I read in The New Mexican that the city will stop giving out trash bags. Giving. Right. Haven't we been paying for them with our garbage assessments? But no, because the bags will cost more this year, the city is investing in an entirely new system.

Surely less expensive are the 95-gallon plastic wheeled containers, one per household, and the new vehicles with forklifts that lift, empty and replace those containers. Of course, the crews are reduced from three persons to one; guess that's where the cost savings has been designed and directed. This program admits to and reflects our garbage culture.

What a streetscape.

Polly Rose
Santa Fe

Delays hurting Navajo

It's hard to read, "Richardson urges EPA to save our state's air," your June 13 editorial about the Desert Rock power plant, given it gets nearly every fact wrong about Gov. Bill Richardson and Attorney General Gary King's recent effort to further slow the snail's pace of the project's air permit.

It's difficult to imagine that three years overdue would be acceptable for any budget he requested of the state Legislature or for money that state tax collectors expect from New Mexico's residents each April. Simply, EPA is more than three years late in granting the strictest permit ever. If this was such a concern that it be delayed even longer, perhaps the governor or his staff should have attended any of the environmental-impact public hearings, including one in Santa Fe, held less than two years ago.

The real loser if this process is delayed is the Navajo Nation. The revenue, jobs, economic development and self-determination are the opportunities its members will be denied.

Frank Maisano
Desert Rock Energy Company

Laborers' loss

Regarding "Los Amigos del Parque banned from state lot" (June 27):

It seems that the erstwhile New Mexico Department of Labor doesn't care to support laborers.

Pat D'Andrea
Santa Fe

Let's bee friends

The Marc Simmons "Trail Dust" column of June 28 about the chandler cottage industry of New Mexico's 18th and 19th centuries highlighted the interesting point of a historically successful bee business in Cuba.
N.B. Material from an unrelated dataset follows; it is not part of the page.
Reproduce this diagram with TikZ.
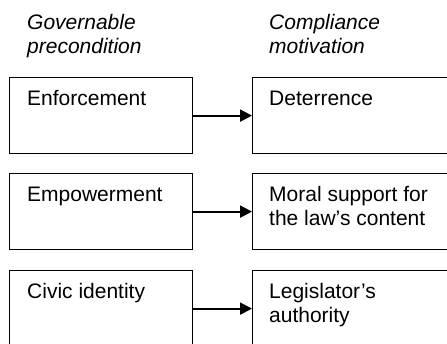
\documentclass[tikz,border=0pt]{standalone}
\usepackage{fontspec}
\setmainfont{Liberation Sans}
\usetikzlibrary{arrows.meta}
\begin{document}
\begin{tikzpicture}[x=1pt,y=-1pt,
  box/.style={draw,line width=1.2pt,minimum height=76pt,inner sep=0pt,anchor=north west},
  lbox/.style={box,minimum width=183pt},
  rbox/.style={box,minimum width=230pt},
  lab/.style={anchor=base west,inner sep=0pt,font=\fontsize{21}{24}\selectfont},
  head/.style={lab,font=\fontsize{21}{24}\selectfont\itshape},
  conn/.style={line width=2pt,-{Triangle[length=12pt,width=12pt]}}]
\useasboundingbox (0,0) rectangle (447,343);
\clip (0,0) rectangle (447,343);
\node[head] (h1a) at (27,29) {Governable};
\node[head] (h1b) at (27,53) {precondition};
\node[head] (h2a) at (269,29) {Compliance};
\node[head] (h2b) at (269,53) {motivation};
\node[lbox] (l1) at (9,77) {};
\node[lbox] (l2) at (9,173) {};
\node[lbox] (l3) at (9,270) {};
\node[rbox] (r1) at (252,77) {};
\node[rbox] (r2) at (252,173) {};
\node[rbox] (r3) at (252,270) {};
\node[lab] (t1) at (27,105) {Enforcement};
\node[lab] (t2) at (27,201) {Empowerment};
\node[lab] (t3) at (27,298) {Civic identity};
\node[lab] (u1) at (269,105) {Deterrence};
\node[lab] (u2a) at (269,201) {Moral support for};
\node[lab] (u2b) at (269,225) {the law’s content};
\node[lab] (u3a) at (269,298) {Legislator’s};
\node[lab] (u3b) at (269,322) {authority};
\draw[conn] (l1.east) -- (r1.west);
\draw[conn] (l2.east) -- (r2.west);
\draw[conn] (l3.east) -- (r3.west);
\end{tikzpicture}
\end{document}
I wonder how the bee business is now in Cuba, and if there is a potential for Cuba to bail U.S. beekeepers and crop growers out of the drastic reduction in pollination bees now present in the United States?

I was fascinated by the Associated Press article in the June 27 New Mexican, and to learn of the 15 billion dollars in annual U.S. crops that rely on bee pollination, and that with the present bee shortage that food prices will be rising.

If the Cuban bee business is in fact booming still, here lies a viable negotiation mission for our governor.